[Aim] Can you set down, exactly as they appear below, the lines from the opening of the material through the one bearing "(nrrail) at (968,140);", minus the pictures?
____________
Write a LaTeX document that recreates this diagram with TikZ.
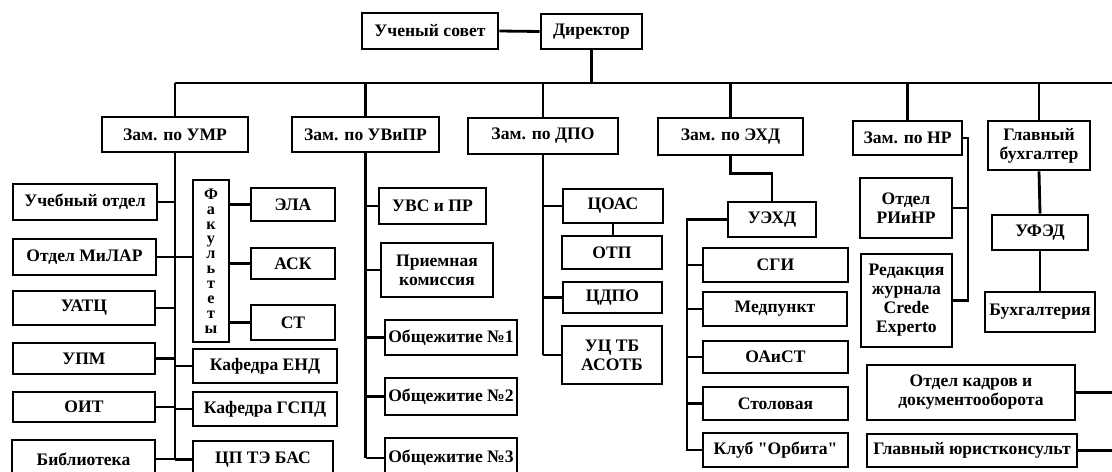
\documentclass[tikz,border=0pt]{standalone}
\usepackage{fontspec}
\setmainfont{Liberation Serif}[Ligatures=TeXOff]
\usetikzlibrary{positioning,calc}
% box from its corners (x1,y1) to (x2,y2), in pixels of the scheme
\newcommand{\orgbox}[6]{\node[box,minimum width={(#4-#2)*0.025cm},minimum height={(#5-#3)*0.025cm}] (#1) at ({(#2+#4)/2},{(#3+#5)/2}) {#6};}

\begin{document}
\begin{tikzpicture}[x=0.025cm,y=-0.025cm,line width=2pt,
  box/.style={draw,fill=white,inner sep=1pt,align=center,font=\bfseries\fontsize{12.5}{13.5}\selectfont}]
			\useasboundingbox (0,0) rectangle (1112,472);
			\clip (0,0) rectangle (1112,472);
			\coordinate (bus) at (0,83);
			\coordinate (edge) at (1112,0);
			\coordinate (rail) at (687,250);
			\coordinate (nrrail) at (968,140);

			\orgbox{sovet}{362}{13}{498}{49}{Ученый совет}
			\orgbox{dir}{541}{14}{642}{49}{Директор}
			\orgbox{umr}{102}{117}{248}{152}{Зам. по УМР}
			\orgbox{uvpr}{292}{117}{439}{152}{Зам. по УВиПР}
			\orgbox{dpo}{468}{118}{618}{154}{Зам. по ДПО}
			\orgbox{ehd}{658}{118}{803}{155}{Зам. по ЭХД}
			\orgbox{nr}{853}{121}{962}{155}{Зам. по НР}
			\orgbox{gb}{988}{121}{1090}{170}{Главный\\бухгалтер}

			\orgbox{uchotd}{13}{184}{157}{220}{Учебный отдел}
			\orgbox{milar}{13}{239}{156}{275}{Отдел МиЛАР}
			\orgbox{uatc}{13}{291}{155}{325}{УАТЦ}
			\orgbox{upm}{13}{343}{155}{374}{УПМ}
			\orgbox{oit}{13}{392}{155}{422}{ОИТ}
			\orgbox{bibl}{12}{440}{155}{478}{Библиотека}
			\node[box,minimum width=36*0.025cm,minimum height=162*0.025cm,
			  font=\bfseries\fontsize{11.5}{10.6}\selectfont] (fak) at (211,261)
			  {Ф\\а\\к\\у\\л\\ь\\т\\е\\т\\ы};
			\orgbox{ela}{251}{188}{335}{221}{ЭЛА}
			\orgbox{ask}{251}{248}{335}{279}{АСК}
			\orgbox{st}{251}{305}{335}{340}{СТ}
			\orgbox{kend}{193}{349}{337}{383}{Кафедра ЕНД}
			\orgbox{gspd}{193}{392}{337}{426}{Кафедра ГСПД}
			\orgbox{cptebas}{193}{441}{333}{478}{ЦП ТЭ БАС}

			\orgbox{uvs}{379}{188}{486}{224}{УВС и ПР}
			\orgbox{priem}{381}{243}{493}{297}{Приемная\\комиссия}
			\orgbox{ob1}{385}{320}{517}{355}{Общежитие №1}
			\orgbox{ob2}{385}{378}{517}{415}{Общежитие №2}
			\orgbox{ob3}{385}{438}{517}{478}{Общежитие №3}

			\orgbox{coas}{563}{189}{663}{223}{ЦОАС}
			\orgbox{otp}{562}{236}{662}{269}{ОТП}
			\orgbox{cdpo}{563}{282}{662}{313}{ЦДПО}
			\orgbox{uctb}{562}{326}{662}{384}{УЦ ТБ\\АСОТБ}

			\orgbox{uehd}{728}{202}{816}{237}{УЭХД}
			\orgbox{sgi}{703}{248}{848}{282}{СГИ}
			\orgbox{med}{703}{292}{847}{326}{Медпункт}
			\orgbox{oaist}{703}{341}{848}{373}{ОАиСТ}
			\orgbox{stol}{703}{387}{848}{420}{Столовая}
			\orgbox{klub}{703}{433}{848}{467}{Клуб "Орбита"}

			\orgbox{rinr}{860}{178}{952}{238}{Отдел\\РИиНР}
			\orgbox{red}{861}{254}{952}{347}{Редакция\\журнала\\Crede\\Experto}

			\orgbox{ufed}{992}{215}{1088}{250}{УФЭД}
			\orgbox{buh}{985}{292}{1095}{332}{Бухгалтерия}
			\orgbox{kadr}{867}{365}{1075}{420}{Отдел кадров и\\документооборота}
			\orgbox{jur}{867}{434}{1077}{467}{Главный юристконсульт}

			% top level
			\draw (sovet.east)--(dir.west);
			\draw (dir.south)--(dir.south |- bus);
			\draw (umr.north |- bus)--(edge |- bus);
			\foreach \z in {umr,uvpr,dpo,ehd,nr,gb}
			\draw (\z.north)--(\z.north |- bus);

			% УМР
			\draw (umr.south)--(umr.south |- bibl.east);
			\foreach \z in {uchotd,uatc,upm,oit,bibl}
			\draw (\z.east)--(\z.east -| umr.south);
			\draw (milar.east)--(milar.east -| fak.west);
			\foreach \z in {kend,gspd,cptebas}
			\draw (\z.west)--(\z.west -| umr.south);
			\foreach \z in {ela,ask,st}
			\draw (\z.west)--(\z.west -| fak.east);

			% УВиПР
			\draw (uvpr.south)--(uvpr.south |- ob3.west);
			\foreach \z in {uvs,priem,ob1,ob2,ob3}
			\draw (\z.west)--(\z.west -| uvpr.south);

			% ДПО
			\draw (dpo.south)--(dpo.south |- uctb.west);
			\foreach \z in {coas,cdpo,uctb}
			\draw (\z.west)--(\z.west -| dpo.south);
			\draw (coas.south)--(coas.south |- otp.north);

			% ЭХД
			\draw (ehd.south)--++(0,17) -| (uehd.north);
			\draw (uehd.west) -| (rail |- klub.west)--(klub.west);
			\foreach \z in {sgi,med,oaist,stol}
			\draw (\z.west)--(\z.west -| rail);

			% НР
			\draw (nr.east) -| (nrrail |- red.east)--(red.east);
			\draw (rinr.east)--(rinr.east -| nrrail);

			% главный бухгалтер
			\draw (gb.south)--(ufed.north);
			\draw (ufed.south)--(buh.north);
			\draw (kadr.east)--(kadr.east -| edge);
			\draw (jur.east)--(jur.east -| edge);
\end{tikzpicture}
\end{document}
____________
[Answer below]
Write a LaTeX document that recreates this diagram with TikZ.
\documentclass[tikz,border=0pt]{standalone}
\usepackage{fontspec}
\setmainfont{Liberation Serif}[Ligatures=TeXOff]
\usetikzlibrary{positioning,calc}
% box from its corners (x1,y1) to (x2,y2), in pixels of the scheme
\newcommand{\orgbox}[6]{\node[box,minimum width={(#4-#2)*0.025cm},minimum height={(#5-#3)*0.025cm}] (#1) at ({(#2+#4)/2},{(#3+#5)/2}) {#6};}

\begin{document}
\begin{tikzpicture}[x=0.025cm,y=-0.025cm,line width=2pt,
  box/.style={draw,fill=white,inner sep=1pt,align=center,font=\bfseries\fontsize{12.5}{13.5}\selectfont}]
			\useasboundingbox (0,0) rectangle (1112,472);
			\clip (0,0) rectangle (1112,472);
			\coordinate (bus) at (0,83);
			\coordinate (edge) at (1112,0);
			\coordinate (rail) at (687,250);
			\coordinate (nrrail) at (968,140);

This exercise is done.